Almost a year since he was caught, “kidnap dad” Paulo Guiomar is finally to go on trial.
His tug-of-love daughter Maria Alice – taken from her mother and hidden for two years – is now back enjoying a normal life with the little half-brother she didn’t know she had.
But as the final leg of justice plays out in a Faro court this week, the story shows how long it takes for family traumas like this to be settled.
In the dock on Wednesday will not only be Guiomar, a former Tavira maritime policeman, but his mother, Maria Dolores, who allegedly helped keep little Alice hidden in an attic apartment in Belgium.
The story, which shocked the nation in 2012, is just one of many parental kidnappings that take place every year. And they all take time to resolve.
Here in the Algarve and still awaiting trial is the kidnapping by Portuguese father Filipe Silva of his English daughter Giselle “Ellie” Silva.
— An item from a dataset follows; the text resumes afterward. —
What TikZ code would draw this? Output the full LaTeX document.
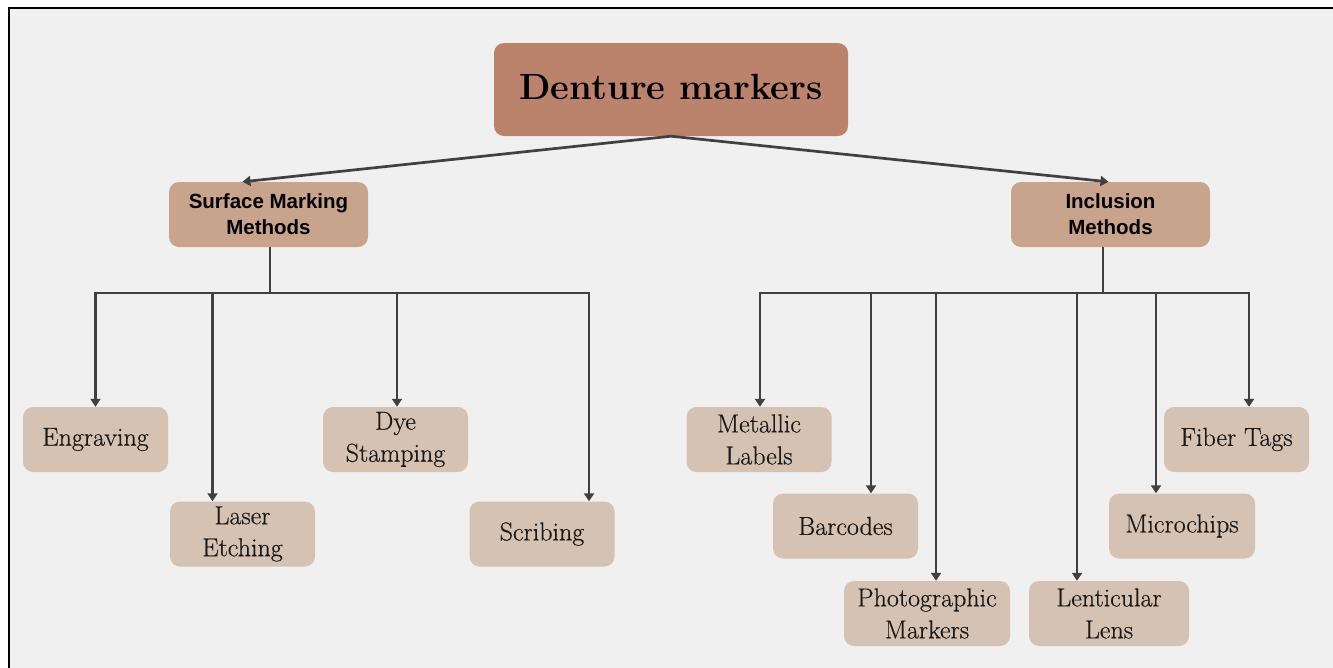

Again, this is taking its time to get to court, although the child is back with her mother and living a settled life in Ireland.
As newspapers explain this morning, Guiomar is charged with kidnapping, the abandonment of his own duties as a policeman and the illegal detention of a weapon.
The Public Ministry’s case centres on the plan hatched between Guiomar and his mother to keep Maria Alice hidden from the authorities.
According to Correio de Manhã, the plan involved moving frequently and dressing the child up as a boy.
Maria Alice went missing from her home in September, 2012 and effectively missed two years of school.
When she was finally recovered last year, she returned to her former class in Luz de Tavira and her family requested as little press intrusion as possible so that the nine-year-old could reintegrate into the life she had lost.